The procedure of pre-post evaluation will enable assessment of changes in perceived bodily reactivity and whether there is a shift in body awareness.
The BODY PERCEPTION QUESTIONNAIRE enables the evaluation of possible changes in body knowledge and body response patterns to stress. In addition to the BODY PERCEPTION QUESTIONNAIRE, two other questionnaires will be administered before and after the Rolfing treatment. The Jenkins Activity Survey will be used to evaluate whether there is a shift in Type A to Type B behavior. The Jenkins Activity Survey is frequently used in Behavioral Medicine to evaluate whether individuals are exhibiting behavior empirically related to cardiovascular risk (i.e., Type A behavior). A final instrument will be used to evaluate the sensori motor history of the clients. The Adult Sensori motor History Questionnaire was developed by Dr. Georgia De Gangi to evaluate regularity disorders and hypersensitivity in adults. Dr. De Gangi is a well known Occupational Therapist with a Ph.D. in Psychology.
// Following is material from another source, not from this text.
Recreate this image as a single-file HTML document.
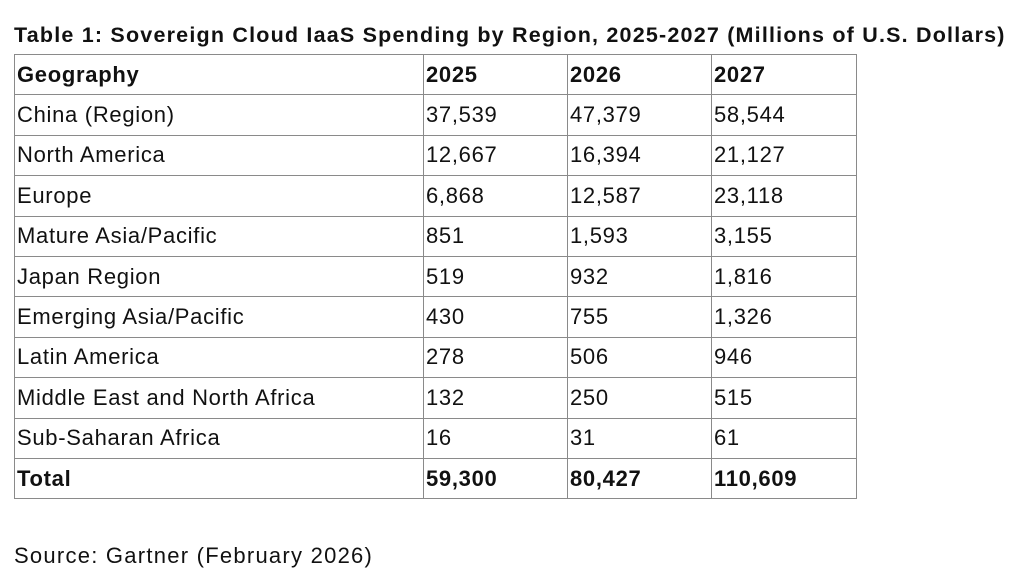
<!DOCTYPE html>
<html><head><meta charset="utf-8"><style>
body{margin:0;width:1030px;height:572px;background:#fff;font-family:"Liberation Sans",sans-serif;color:#111;position:relative;overflow:hidden}
#title{position:absolute;left:14px;top:23px;font-size:21.5px;font-weight:bold;white-space:nowrap;letter-spacing:1.2px}
#tbl{position:absolute;left:14px;top:54px;border-collapse:collapse;table-layout:fixed}
#tbl td{border:1.5px solid #8a8a8a;height:39.4px;padding:0 0 0 2px;font-size:22px;letter-spacing:0.7px;white-space:nowrap;vertical-align:middle;line-height:1}
#tbl tr.b td{font-weight:bold}
#src{position:absolute;left:14px;top:543px;font-size:22px;letter-spacing:1.25px}
</style></head><body>
<div id="title">Table 1: Sovereign Cloud IaaS Spending by Region, 2025-2027 (Millions of U.S. Dollars)</div>
<table id="tbl">
<colgroup><col style="width:409px"><col style="width:144px"><col style="width:144px"><col style="width:145px"></colgroup>
<tr class="b"><td>Geography</td><td>2025</td><td>2026</td><td>2027</td></tr>
<tr><td>China (Region)</td><td>37,539</td><td>47,379</td><td>58,544</td></tr>
<tr><td>North America</td><td>12,667</td><td>16,394</td><td>21,127</td></tr>
<tr><td>Europe</td><td>6,868</td><td>12,587</td><td>23,118</td></tr>
<tr><td>Mature Asia/Pacific</td><td>851</td><td>1,593</td><td>3,155</td></tr>
<tr><td>Japan Region</td><td>519</td><td>932</td><td>1,816</td></tr>
<tr><td>Emerging Asia/Pacific</td><td>430</td><td>755</td><td>1,326</td></tr>
<tr><td>Latin America</td><td>278</td><td>506</td><td>946</td></tr>
<tr><td>Middle East and North Africa</td><td>132</td><td>250</td><td>515</td></tr>
<tr><td>Sub-Saharan Africa</td><td>16</td><td>31</td><td>61</td></tr>
<tr class="b"><td>Total</td><td>59,300</td><td>80,427</td><td>110,609</td></tr>
</table>
<div id="src">Source: Gartner (February 2026)</div>
</body></html>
After we collect the pilot data, we will evaluate the influence of Rolfing on body awareness, stress responses, and other regulatory, behavioral, and health parameters. We then will use psychometric techniques to revise the BODY PERCEPTION QUESTIONNAIRE. It is our expectation that within a year most Rolfers will be using a modified version of the BODY PERCEPTION QUESTIONNAIRE to allow the Rolfing Institute to generate a data base on the perceived changes due to Rolfing. The data base will enable Rolfers to provide qualified expectations to their clients based upon the individual client’s psychological, symptom, health and demographic profile. This information will also be helpful for fund raising activities.